Head to limp head, the sunk-eyed wounded scanned

Yesterday's Mail; the casualties (typed small)

And (large) Vast Booty from our Latest Haul.

Also, they read of Cheap Homes, not yet planned;

For, said the paper, "When this war is done

The men's first instinct will be making homes.

Meanwhile their foremost need is aerodromes,

It being certain war has just begun.

Peace would do wrong to our undying dead, --

The sons we offered might regret they died

If we got nothing lasting in their stead.
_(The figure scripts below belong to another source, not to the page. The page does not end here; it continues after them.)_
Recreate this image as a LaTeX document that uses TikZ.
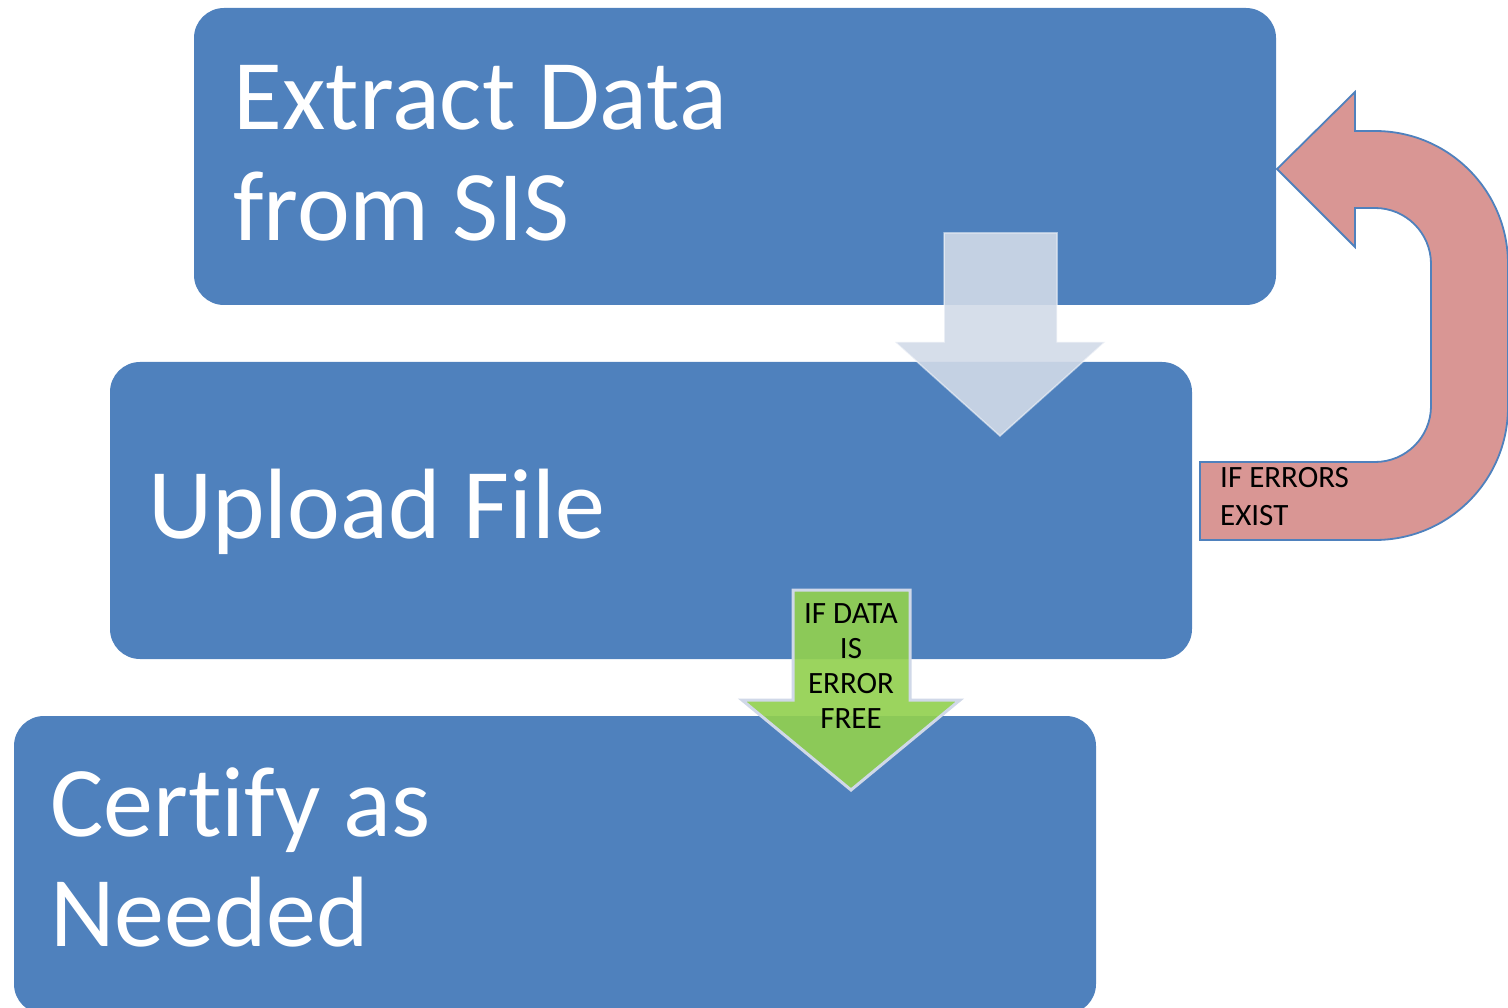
\documentclass[tikz,border=0pt]{standalone}
\usepackage{fontspec}
\setmainfont{Carlito}[Ligatures=NoCommon]
\begin{document}
\begin{tikzpicture}[x=1pt,y=-1pt,
  stepbox/.style={fill=boxblue,rounded corners=30pt},
  bigtext/.style={text=white,inner sep=0pt,anchor=base west,font=\fontsize{100}{111}\selectfont},
  smalltext/.style={text=black,inner sep=0pt,anchor=base,font=\fontsize{31}{35}\selectfont},
  errtext/.style={text=black,inner sep=0pt,anchor=base west,font=\fontsize{31}{38}\selectfont}]
\definecolor{boxblue}{RGB}{79,129,189}
\definecolor{lightarrow}{RGB}{209,218,232}
\definecolor{greenarrow}{RGB}{146,208,80}
\definecolor{greenedge}{RGB}{208,216,232}
\definecolor{redarrow}{RGB}{217,150,148}
\useasboundingbox (0,0) rectangle (1508,1008);
\begin{scope}
\clip (0,0) rectangle (1508,1008);
% boxes
\path[stepbox] (194,8) rectangle (1276,305);
\path[stepbox] (110,362) rectangle (1192,659);
\path[stepbox] (14,716) rectangle (1096,1014);
% texts
\node[bigtext] (e1) at (233,130) {Extract Data};
\node[bigtext] (e2) at (233,241) {from SIS};
\node[bigtext] (u1) at (148,538) {Upload File};
\node[bigtext] (c1) at (50,836) {Certify as};
\node[bigtext] (c2) at (50,946) {Needed};
% light arrow between box 1 and box 2
\draw[fill=lightarrow,fill opacity=0.9,draw=white,draw opacity=0.5,line width=1.5pt,line join=miter]
  (944,233) -- (1057,233) -- (1057,342) -- (1105,342) -- (1000,436) -- (895,342) -- (944,342) -- cycle;
% green arrow between box 2 and box 3
\draw[fill=greenarrow,fill opacity=0.92,draw=greenedge,line width=3pt,line join=miter]
  (793,590) -- (910,590) -- (910,700) -- (960,700) -- (851,790) -- (742,700) -- (793,700) -- cycle;
\node[smalltext] (g1) at (851,623) {IF DATA};
\node[smalltext] (g2) at (851,658) {IS};
\node[smalltext] (g3) at (851,693) {ERROR};
\node[smalltext] (g4) at (851,728) {FREE};
% red U-turn arrow
\draw[fill=redarrow,draw=boxblue,line width=1.8pt,line join=miter]
  (1277,169) -- (1355,92) -- (1355,131) -- (1375,131)
  arc[start angle=-90,end angle=0,radius=133] -- (1508,407)
  arc[start angle=0,end angle=90,radius=133] -- (1200,540) -- (1200,462) -- (1375,462)
  arc[start angle=90,end angle=0,radius=56] -- (1431,264)
  arc[start angle=0,end angle=-90,radius=56] -- (1355,208) -- (1355,247) -- cycle;
\node[errtext] (r1) at (1220,487) {IF ERRORS};
\node[errtext] (r2) at (1220,525) {EXIST};
\end{scope}
\end{tikzpicture}
\end{document}
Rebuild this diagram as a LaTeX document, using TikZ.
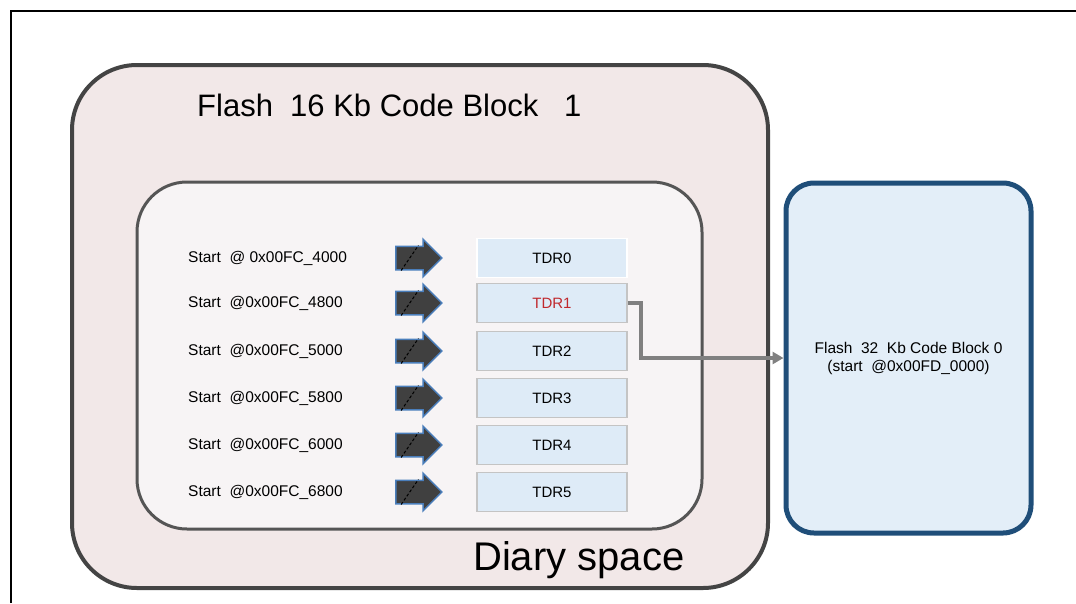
\documentclass[tikz,border=0pt]{standalone}
\usepackage{fontspec}
\setmainfont{Liberation Sans}
\usetikzlibrary{shapes.arrows,arrows.meta,positioning}
\definecolor{blockfill}{HTML}{F2E8E8}
\definecolor{blockline}{HTML}{444444}
\definecolor{diaryfill}{HTML}{F7F4F5}
\definecolor{diaryline}{HTML}{555555}
\definecolor{flashfill}{HTML}{E3EEF8}
\definecolor{flashline}{HTML}{1F4E79}
\definecolor{tdrfill}{HTML}{DEEBF7}
\definecolor{tdrline}{HTML}{C4C4C4}
\definecolor{arrowblue}{HTML}{4A7EBB}
\definecolor{arrowgray}{HTML}{404040}
\definecolor{connline}{HTML}{808080}
\definecolor{tdrred}{HTML}{C0282D}

\begin{document}
\begin{tikzpicture}[x=1pt,y=-1pt,
  tdr/.style={draw=tdrline,fill=tdrfill,line width=1.5pt,minimum width=150pt,minimum height=39pt,font=\fontsize{15}{17}\selectfont},
  startlbl/.style={anchor=west,inner sep=0pt,font=\fontsize{15.5}{17}\selectfont},
  blockarrow/.style={single arrow,draw=arrowblue,fill=arrowgray,line width=1.5pt,minimum height=46pt,inner xsep=0pt,inner ysep=11pt,single arrow head extend=7pt},
  conn/.style={draw=connline,line width=4.5pt,-{Triangle[length=11pt,width=12pt]}}]
  \useasboundingbox (0,0) rectangle (1076,603);
  \draw[line width=2pt] (11,603) -- (11,11) -- (1076,11);
  % boxes
  \node[draw=blockline,fill=blockfill,line width=4pt,rounded corners=65pt,minimum width=696pt,minimum height=523pt] (block1) at (420,326.5) {};
  \node[draw=diaryline,fill=diaryfill,line width=3pt,rounded corners=50pt,minimum width=565pt,minimum height=347pt] (diary) at (419.5,355.5) {};
  \node[draw=flashline,fill=flashfill,line width=5pt,rounded corners=28pt,minimum width=245pt,minimum height=350pt,align=center,font=\fontsize{15.5}{18}\selectfont] (block0) at (908.5,358) {Flash\ \ 32\ \ Kb Code Block 0\\(start\ \ @0x00FD\_0000)};
  \node[anchor=west,inner sep=0pt,font=\fontsize{31}{33}\selectfont] (title1) at (197,105) {Flash\ \ 16 Kb Code Block\ \ \ 1};
  \node[anchor=west,inner sep=0pt,font=\fontsize{40}{42}\selectfont] (diarylbl) at (473,560) {Diary space};
  % rows
  \foreach \i/\y/\addr in {0/258/{@ 0x00FC\_4000},1/303/{@0x00FC\_4800},2/351/{@0x00FC\_5000},3/398/{@0x00FC\_5800},4/445/{@0x00FC\_6000},5/492/{@0x00FC\_6800}} {
    \node[startlbl] (start\i) at (188,\y) {Start\ \ \addr};
    \node[blockarrow] (arr\i) at (413,\y) {};
    \draw[black,densely dashed,line width=1pt] ([xshift=6pt]arr\i.before tail) -- ([xshift=-4pt]arr\i.before head);
    \node[tdr] (tdr\i) at (552,\y) {TDR\i};
  }
  \node[tdr,draw=white,text=black] at (tdr0) {TDR0};
  \node[tdr,text=tdrred] at (tdr1) {TDR1};
  \draw[conn] (tdr1.east) -- ++(13,0) |- (block0.west);
\end{tikzpicture}
\end{document}
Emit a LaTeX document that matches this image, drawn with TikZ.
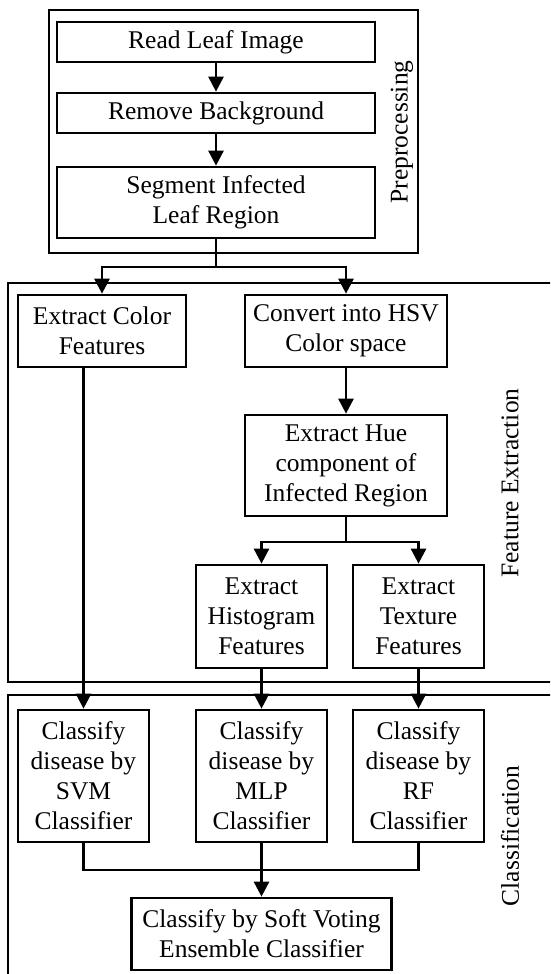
\documentclass[tikz,border=0pt]{standalone}
\usepackage{fontspec}
\setmainfont{Liberation Serif}
\usetikzlibrary{arrows.meta}
\begin{document}
\begin{tikzpicture}[x=1pt,y=-1pt,
  box/.style={draw,line width=2.7pt,align=center,inner sep=0pt,font=\fontsize{25.5}{30}\selectfont},
  grp/.style={draw,line width=2.7pt},
  lab/.style={rotate=90,font=\fontsize{25.5}{30}\selectfont,inner sep=0pt},
  ln/.style={line width=2.7pt},
  arr/.style={line width=2.7pt,-{Triangle[length=15pt,width=15pt]}}]
\useasboundingbox (0,0) rectangle (550,974);
\clip (0,0) rectangle (550,974);
\fill[white] (0,0) rectangle (550,974);
% group frames
\draw[grp] (49,10) rectangle (418,253);
\draw[grp] (8,283) rectangle (570,682);
\draw[grp] (8,695) rectangle (570,1000);
\node[lab] (lprep) at (402,132) {Preprocessing};
\node[lab] (lfe) at (510,483) {Feature Extraction};
\node[lab] (lcl) at (510,836) {Classification};
% nodes
\node[box,minimum width=318pt,minimum height=40pt] (read) at (216,42) {Read Leaf Image};
\node[box,minimum width=318pt,minimum height=40pt] (remove) at (216,113) {Remove Background};
\node[box,minimum width=318pt,minimum height=71pt] (segment) at (216,202.5) {Segment Infected\\Leaf Region};
\node[box,minimum width=168pt,minimum height=72pt] (color) at (102,331) {Extract Color\\Features};
\node[box,minimum width=202pt,minimum height=72pt] (convert) at (346,331) {Convert into HSV\\Color space};
\node[box,minimum width=202pt,minimum height=101pt] (hue) at (346,465.5) {Extract Hue\\component of\\Infected Region};
\node[box,minimum width=131pt,minimum height=103pt] (hist) at (261.5,616.5) {Extract\\Histogram\\Features};
\node[box,minimum width=131pt,minimum height=103pt] (tex) at (418.5,616.5) {Extract\\Texture\\Features};
\node[box,minimum width=131pt,minimum height=132pt] (svm) at (83.5,776) {Classify\\disease by\\SVM\\Classifier};
\node[box,minimum width=131pt,minimum height=132pt] (mlp) at (261.5,776) {Classify\\disease by\\MLP\\Classifier};
\node[box,minimum width=131pt,minimum height=132pt] (rf) at (418.5,776) {Classify\\disease by\\RF\\Classifier};
\node[box,minimum width=260pt,minimum height=72pt] (ens) at (261.5,934) {Classify by Soft Voting\\Ensemble Classifier};
% connectors
\draw[arr] (read) -- (remove);
\draw[arr] (remove) -- (segment);
\coordinate (s1) at (216,267);
\draw[ln] (segment.south) -- (s1);
\draw[arr] (s1) -| (color.north);
\draw[arr] (s1) -| (convert.north);
\draw[arr] (convert) -- (hue);
\coordinate (h1) at (346,542);
\draw[ln] (hue.south) -- (h1);
\draw[arr] (h1) -| (hist.north);
\draw[arr] (h1) -| (tex.north);
\draw[arr] (svm.north |- color.south) -- (svm.north);
\draw[arr] (hist) -- (mlp);
\draw[arr] (tex) -- (rf);
\coordinate (m1) at (261.5,870);
\draw[ln] (svm.south) |- (m1) -| (rf.south);
\draw[arr] (mlp.south) -- (ens.north);
\end{tikzpicture}
\end{document}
We must be solidly indemnified.

Though all be worthy Victory which all bought,

We rulers sitting in this ancient spot

Would wrong our very selves if we forgot

The greatest glory will be theirs who fought,

Who kept this nation in integrity."

Nation? -- The half-limbed readers did not chafe

But smiled at one another curiously

Like secret men who know their secret safe.

This is the thing they know and never speak,

That England one by one had fled to France

(Not many elsewhere now save under France).

Pictures of these broad smiles appear each week,

And people in whose voice real feeling rings

Say: How they smile! They're happy now, poor things.

--Wilfred Owen, 09/23/1918

Wilfred Owen died ninety years to the day before Barack Obama was elected president - two items which have no relation beyond the fact that for a good while to come, November 4th 2008 will be a date to which many things are compared.

His parents learned of his death one week later, ninety years ago today. The telegram arrived, it is said, while the victory bells rang in Shrewsbury; Owen's parents learned of their son's death only after having begun to celebrate the end of the war.

The last American death because of the war in Iraq will not happen until long after the troops come home. The last Iraqi death because of the war in Iraq will take longer still. Prolonging the war will not change that; it will only prolong the rest of it.